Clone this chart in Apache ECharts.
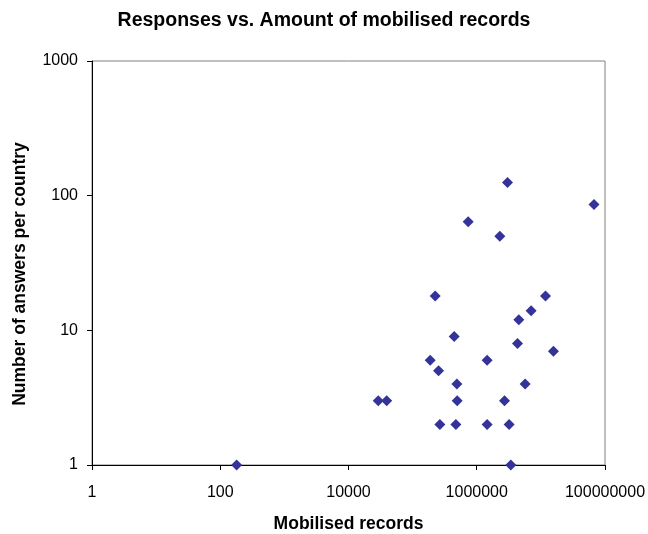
<!DOCTYPE html>
<html>
<head>
<meta charset="utf-8">
<script src="https://cdn.jsdelivr.net/npm/echarts@6/dist/echarts.min.js"></script>
<style>
  html, body { margin: 0; padding: 0; background: #fff; }
  #chart { width: 648px; height: 534px; }
</style>
</head>
<body>
<div id="chart"></div>
<script>
// Mobilised records per country (x) and number of answers received (y)
const mobilisedRecords = [
  180, 29100, 39400, 188000, 225000, 254000, 266000, 445000, 473000, 490000,
  495000, 735000, 1450000, 1450000, 2290000, 2710000, 3020000, 3200000, 3400000,
  4320000, 4530000, 5680000, 7040000, 11800000, 15700000, 67400000
];
const answersPerCountry = [
  1, 3, 3, 6, 18, 5, 2, 9, 2, 4,
  3, 64, 6, 2, 50, 3, 125, 2, 1,
  8, 12, 4, 14, 18, 7, 86
];
const xTickLabels = ['1', '100', '10000', '1000000', '100000000'];
const yTickLabels = ['1', '10', '100', '1000'];

const points = mobilisedRecords.map((x, i) => [x, answersPerCountry[i]]);
const font = '"Liberation Sans", Arial, sans-serif';

const chart = echarts.init(document.getElementById('chart'), null, { renderer: 'canvas' });
chart.setOption({
  animation: false,
  backgroundColor: '#ffffff',
  title: {
    text: 'Responses vs. Amount of mobilised records',
    left: 'center',
    top: 6,
    textStyle: { fontFamily: font, fontSize: 19.5, fontWeight: 'bold', color: '#000' }
  },
  grid: {
    left: 92, top: 61, right: 43, bottom: 69,
    containLabel: false,
    outerBoundsMode: 'none',
    show: true, borderColor: '#808080', borderWidth: 1, backgroundColor: '#fff'
  },
  xAxis: {
    type: 'log',
    logBase: 100,
    min: 1,
    max: 100000000,
    name: 'Mobilised records',
    nameLocation: 'middle',
    nameGap: 50,
    nameTextStyle: { fontFamily: font, fontSize: 17.5, fontWeight: 'bold', color: '#000' },
    axisLine: { show: true, lineStyle: { color: '#000', width: 1 } },
    axisTick: { show: true, inside: false, length: 5, lineStyle: { color: '#000' } },
    minorTick: { show: false },
    splitLine: { show: false },
    axisLabel: {
      fontFamily: font, fontSize: 16, color: '#000', margin: 20,
      formatter: v => xTickLabels[Math.round(Math.log10(v) / 2)] ?? String(Math.round(v))
    }
  },
  yAxis: {
    type: 'log',
    logBase: 10,
    min: 1,
    max: 1000,
    name: 'Number of answers per country',
    nameLocation: 'middle',
    nameGap: 63,
    nameRotate: 90,
    nameTextStyle: {
      fontFamily: font, fontSize: 17.5, fontWeight: 'bold', color: '#000',
      padding: [0, 22, 0, 0]
    },
    axisLine: { show: true, lineStyle: { color: '#000', width: 1 } },
    axisTick: { show: true, inside: false, length: 5, lineStyle: { color: '#000' } },
    minorTick: { show: false },
    splitLine: { show: false },
    axisLabel: {
      fontFamily: font, fontSize: 16, color: '#000', margin: 14,
      formatter: v => yTickLabels[Math.round(Math.log10(v))] ?? String(Math.round(v))
    }
  },
  series: [{
    type: 'scatter',
    data: points,
    symbol: 'diamond',
    symbolSize: [11, 11],
    clip: false,
    itemStyle: { color: '#333399', opacity: 1 }
  }]
});
</script>
</body>
</html>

*INSTRUCTIONS TO FOLLOW*. Except for the pictures, print the data above exactly.

*SOLUTION FOR THIS TASK*.
Clone this chart in Apache ECharts.
<!DOCTYPE html>
<html>
<head>
<meta charset="utf-8">
<script src="https://cdn.jsdelivr.net/npm/echarts@6/dist/echarts.min.js"></script>
<style>
  html, body { margin: 0; padding: 0; background: #fff; }
  #chart { width: 648px; height: 534px; }
</style>
</head>
<body>
<div id="chart"></div>
<script>
// Mobilised records per country (x) and number of answers received (y)
const mobilisedRecords = [
  180, 29100, 39400, 188000, 225000, 254000, 266000, 445000, 473000, 490000,
  495000, 735000, 1450000, 1450000, 2290000, 2710000, 3020000, 3200000, 3400000,
  4320000, 4530000, 5680000, 7040000, 11800000, 15700000, 67400000
];
const answersPerCountry = [
  1, 3, 3, 6, 18, 5, 2, 9, 2, 4,
  3, 64, 6, 2, 50, 3, 125, 2, 1,
  8, 12, 4, 14, 18, 7, 86
];
const xTickLabels = ['1', '100', '10000', '1000000', '100000000'];
const yTickLabels = ['1', '10', '100', '1000'];

const points = mobilisedRecords.map((x, i) => [x, answersPerCountry[i]]);
const font = '"Liberation Sans", Arial, sans-serif';

const chart = echarts.init(document.getElementById('chart'), null, { renderer: 'canvas' });
chart.setOption({
  animation: false,
  backgroundColor: '#ffffff',
  title: {
    text: 'Responses vs. Amount of mobilised records',
    left: 'center',
    top: 6,
    textStyle: { fontFamily: font, fontSize: 19.5, fontWeight: 'bold', color: '#000' }
  },
  grid: {
    left: 92, top: 61, right: 43, bottom: 69,
    containLabel: false,
    outerBoundsMode: 'none',
    show: true, borderColor: '#808080', borderWidth: 1, backgroundColor: '#fff'
  },
  xAxis: {
    type: 'log',
    logBase: 100,
    min: 1,
    max: 100000000,
    name: 'Mobilised records',
    nameLocation: 'middle',
    nameGap: 50,
    nameTextStyle: { fontFamily: font, fontSize: 17.5, fontWeight: 'bold', color: '#000' },
    axisLine: { show: true, lineStyle: { color: '#000', width: 1 } },
    axisTick: { show: true, inside: false, length: 5, lineStyle: { color: '#000' } },
    minorTick: { show: false },
    splitLine: { show: false },
    axisLabel: {
      fontFamily: font, fontSize: 16, color: '#000', margin: 20,
      formatter: v => xTickLabels[Math.round(Math.log10(v) / 2)] ?? String(Math.round(v))
    }
  },
  yAxis: {
    type: 'log',
    logBase: 10,
    min: 1,
    max: 1000,
    name: 'Number of answers per country',
    nameLocation: 'middle',
    nameGap: 63,
    nameRotate: 90,
    nameTextStyle: {
      fontFamily: font, fontSize: 17.5, fontWeight: 'bold', color: '#000',
      padding: [0, 22, 0, 0]
    },
    axisLine: { show: true, lineStyle: { color: '#000', width: 1 } },
    axisTick: { show: true, inside: false, length: 5, lineStyle: { color: '#000' } },
    minorTick: { show: false },
    splitLine: { show: false },
    axisLabel: {
      fontFamily: font, fontSize: 16, color: '#000', margin: 14,
      formatter: v => yTickLabels[Math.round(Math.log10(v))] ?? String(Math.round(v))
    }
  },
  series: [{
    type: 'scatter',
    data: points,
    symbol: 'diamond',
    symbolSize: [11, 11],
    clip: false,
    itemStyle: { color: '#333399', opacity: 1 }
  }]
});
</script>
</body>
</html>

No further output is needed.